There are more things but this post is already long enough. Here's the story of all of this put into practice:
We're diving Farnsworth. I'm the in-charge deck DM. I have a DM on the bow suited up to jump if necessary and another DM about to get in the water to do the dive with one other person. Diver jumps in the water and his AIR2 immediately begins free-flowing. I'm yelling down to him but he either ignores me or can't hear me as he kicks to the bow (maybe 40 feet). I yell up to the bow DM to shout down to him. (Diver is either diving by himself or catching up with his buddy. Can't recall which.) Diver still doesn't respond and dives down the anchor line before bow DM (wetsuit only - no tank or weights) can jump. I instruct my about-to-dive-DM. "Go down and find the guy with the bright green fins and check his air. Bring him up if necessary." My DM jumps in and heads down the line and catches up with the diver in question at 100 feet as he's heading deeper. (Also recall, at Farnsworth, we'd try to set a depth limit of 100'.) DM grabs his fin and gets his attention, motions to check air pressure. Diver doesn't look at gauge and signals "OK". DM shakes head and motions again and this time diver checks. He's got a little less than 300psi (this is less than 3 minutes into his dive.) DM grabs hold of diver's BC and signals "You and I are going up". Diver nods and they ascend. At about 80 feet, diver sucks his tank dry and DM hands him DM octo. They continue up. DM tries to slow them down to do a safety stop but diver is a bit anxious and keeps kicking so they miss the safety stop and pop up (both OK) just off the bow of the boat. My DM escorts diver to the swimstep of the boat.
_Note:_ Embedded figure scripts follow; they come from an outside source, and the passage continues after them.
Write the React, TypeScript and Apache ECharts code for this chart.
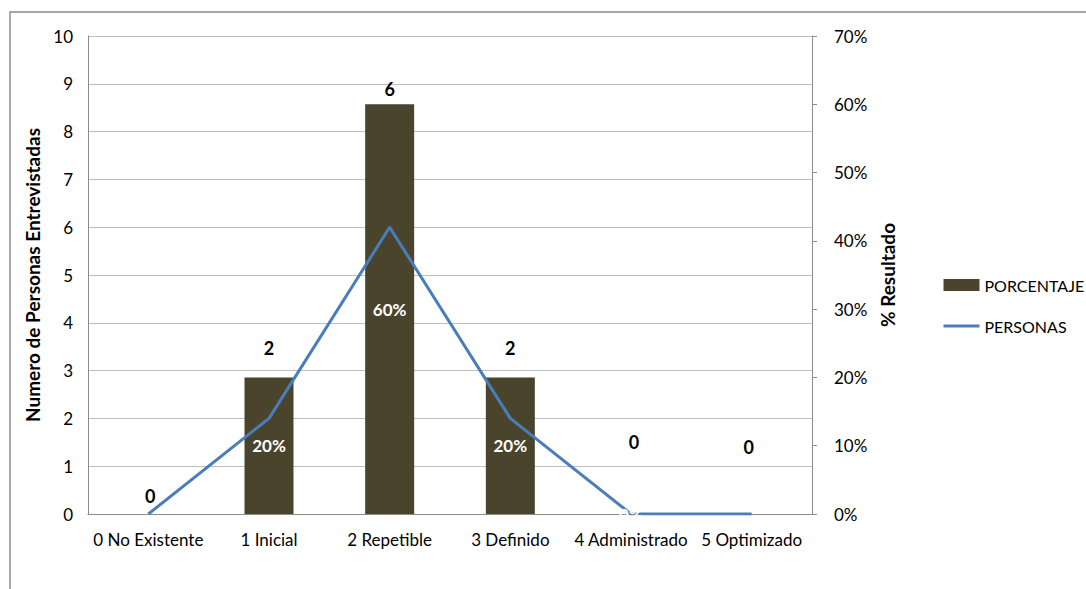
import React, { useEffect, useRef } from "react";
import * as echarts from "echarts";

// Maturity levels on the category axis
const categories = [
  "0 No Existente",
  "1 Inicial",
  "2 Repetible",
  "3 Definido",
  "4 Administrado",
  "5 Optimizado",
];

// Number of people interviewed per level (left axis)
const personas = [0, 2, 6, 2, 0, 0];

// Share of interviewees per level (right axis, fraction of 1)
const porcentaje = [0, 0.2, 0.6, 0.2, 0, 0];

// Axis ranges
const leftAxisMax = 10;
const leftAxisStep = 1;
const rightAxisMax = 0.7;
const rightAxisStep = 0.1;

const FONT = "Lato, 'Noto Sans', sans-serif";
const BAR_COLOR = "#4A442D";
const LINE_COLOR = "#4A7EBB";
const GRID_COLOR = "#BFBFBF";
const AXIS_COLOR = "#8C8C8C";
const BAR_WIDTH = 49;

// Placement of the count labels drawn over each bar
const countLabelLayout = [
  { distance: 9, dx: 2 },
  { distance: 20, dx: 0 },
  { distance: 6, dx: 0 },
  { distance: 20, dx: 0 },
  { distance: 63, dx: 3 },
  { distance: 58, dx: -3 },
];

// Percentage labels inside the bars: hidden where they would sit on white
const showPctLabel = [false, true, true, true, true, false];

const pct = (v: number) => `${Math.round(v * 100)}%`;

export default function App() {
  const ref = useRef<HTMLDivElement>(null);

  useEffect(() => {
    document.body.style.margin = "0";
    if (!ref.current) return;
    const chart = echarts.init(ref.current, null, { renderer: "svg" });

    const option: echarts.EChartsOption = {
      animation: false,
      backgroundColor: "#FFFFFF",
      textStyle: { fontFamily: FONT },
      graphic: [
        {
          type: "rect",
          shape: { x: 10, y: 12, width: 1200, height: 700 },
          style: { fill: "none", stroke: AXIS_COLOR, lineWidth: 1.5 },
          silent: true,
          z: -10,
        },
      ],
      grid: { left: 88, right: 274, top: 36, bottom: 75, containLabel: false },
      legend: {
        orient: "vertical",
        left: 942,
        top: 277,
        padding: 0,
        itemWidth: 36,
        itemHeight: 12,
        itemGap: 25,
        data: [
          { name: "PORCENTAJE", icon: "rect" },
          { name: "PERSONAS", itemStyle: { opacity: 0 }, lineStyle: { color: LINE_COLOR, width: 3 } },
        ],
        textStyle: { fontFamily: FONT, fontSize: 16, color: "#000" },
      },
      xAxis: {
        type: "category",
        data: categories,
        boundaryGap: true,
        axisLine: { show: true, lineStyle: { color: AXIS_COLOR, width: 1 } },
        axisTick: { show: false },
        axisLabel: { fontFamily: FONT, fontSize: 17, color: "#000", margin: 17, interval: 0 },
      },
      yAxis: [
        {
          type: "value",
          min: 0,
          max: leftAxisMax,
          interval: leftAxisStep,
          name: "Numero de Personas Entrevistadas",
          nameLocation: "middle",
          nameGap: 38,
          nameRotate: 90,
          nameTextStyle: { fontFamily: FONT, fontSize: 19, fontWeight: "bold", color: "#000" },
          axisLine: { show: true, lineStyle: { color: AXIS_COLOR, width: 1 } },
          axisTick: { show: false },
          axisLabel: { fontFamily: FONT, fontSize: 17, color: "#000", margin: 15 },
          splitLine: { show: true, lineStyle: { color: GRID_COLOR, width: 1 } },
        },
        {
          type: "value",
          min: 0,
          max: rightAxisMax,
          interval: rightAxisStep,
          position: "right",
          name: "% Resultado",
          nameLocation: "middle",
          nameGap: 59,
          nameRotate: 90,
          nameTextStyle: { fontFamily: FONT, fontSize: 19, fontWeight: "bold", color: "#000" },
          axisLine: { show: true, lineStyle: { color: AXIS_COLOR, width: 1 } },
          axisTick: { show: true, inside: false, length: 5, lineStyle: { color: AXIS_COLOR } },
          axisLabel: { fontFamily: FONT, fontSize: 17, color: "#000", margin: 22, formatter: (v: number) => pct(v) },
          splitLine: { show: false },
        },
      ],
      series: [
        {
          name: "PORCENTAJE",
          type: "bar",
          yAxisIndex: 1,
          barWidth: BAR_WIDTH,
          barGap: "-100%",
          itemStyle: { color: BAR_COLOR },
          data: porcentaje,
          z: 2,
        },
        {
          // transparent twin of the bars, carrying the people count above each bar
          name: "conteo",
          type: "bar",
          yAxisIndex: 1,
          barWidth: BAR_WIDTH,
          barGap: "-100%",
          itemStyle: { color: "rgba(0,0,0,0)" },
          silent: true,
          data: porcentaje.map((v, i) => ({
            value: v,
            label: {
              show: true,
              position: "top",
              distance: countLabelLayout[i].distance,
              offset: [countLabelLayout[i].dx, 0],
              formatter: String(personas[i]),
              color: "#000",
              fontFamily: FONT,
              fontSize: 18,
              fontWeight: "bold",
            },
          })),
          z: 1,
        },
        {
          name: "PERSONAS",
          type: "line",
          yAxisIndex: 0,
          data: personas,
          symbol: "none",
          lineStyle: { color: LINE_COLOR, width: 3 },
          itemStyle: { color: LINE_COLOR },
          z: 3,
        },
        {
          // transparent twin drawn above the line, carrying the white percentage labels
          name: "etiquetas",
          type: "bar",
          yAxisIndex: 1,
          barWidth: BAR_WIDTH,
          barGap: "-100%",
          itemStyle: { color: "rgba(0,0,0,0)" },
          silent: true,
          data: porcentaje.map((v, i) => ({
            value: v,
            label: {
              show: showPctLabel[i],
              position: "inside",
              formatter: pct(v),
              color: "#FFFFFF",
              fontFamily: FONT,
              fontSize: 17,
              fontWeight: "bold",
            },
          })),
          z: 4,
        },
      ],
    };

    chart.setOption(option);
    return () => chart.dispose();
  }, []);

  return <div ref={ref} style={{ width: 1086, height: 589 }} />;
}
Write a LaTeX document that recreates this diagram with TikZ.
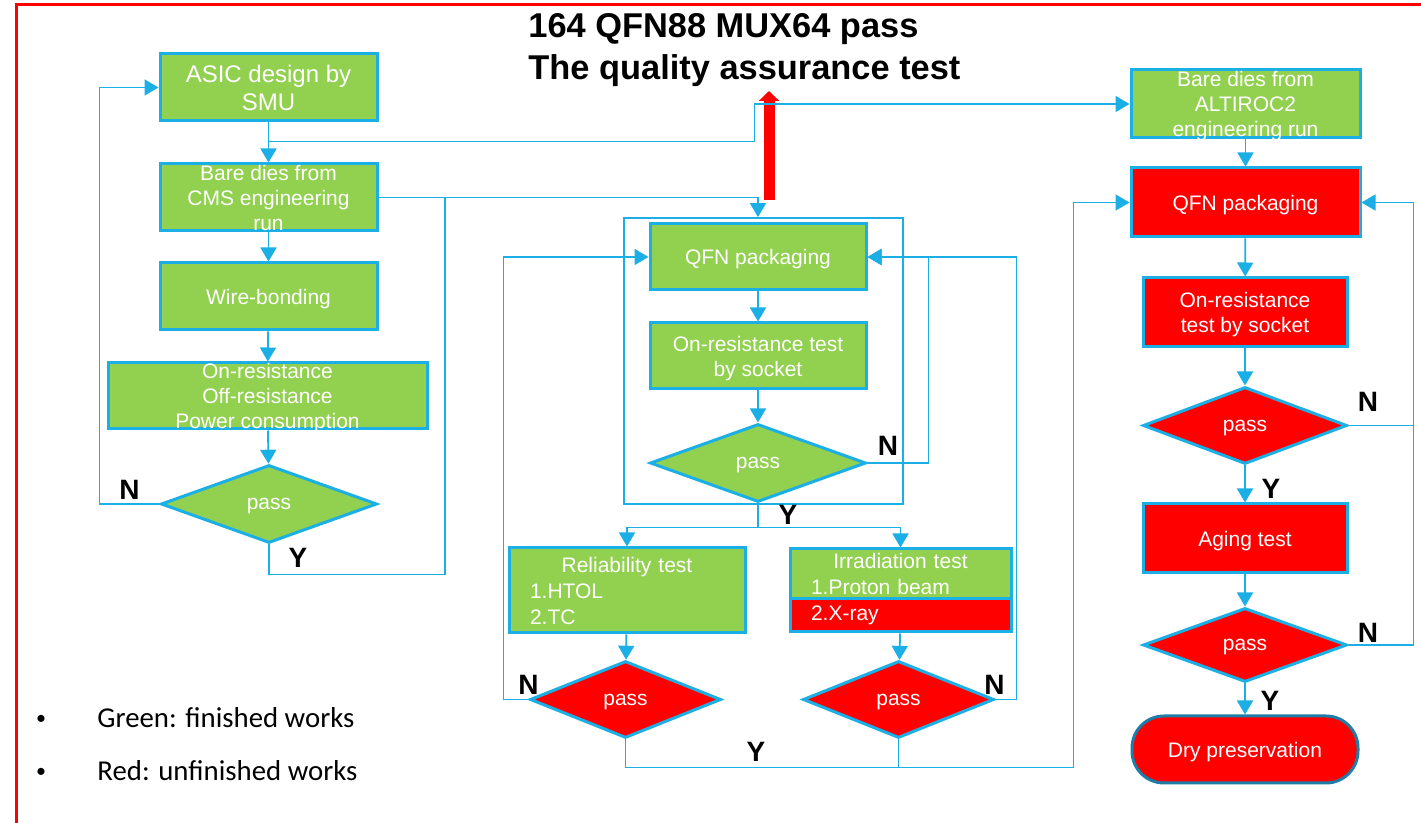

After a short calming-down period, we review the dive with the diver, suggest he sit the next one out (and perhaps the rest of the day), and tell him that if he wants to do dive #3 or #4, he'll go with one of us.
There is absolutely NO doubt in my mind that if we didn't have the mindset about safety that we do, and didn't have the policies and procedures in place that we do, that that diver would have likely died on that dive and we prevented that.
Enough of what we do. Anyone else want to share their organizational policies?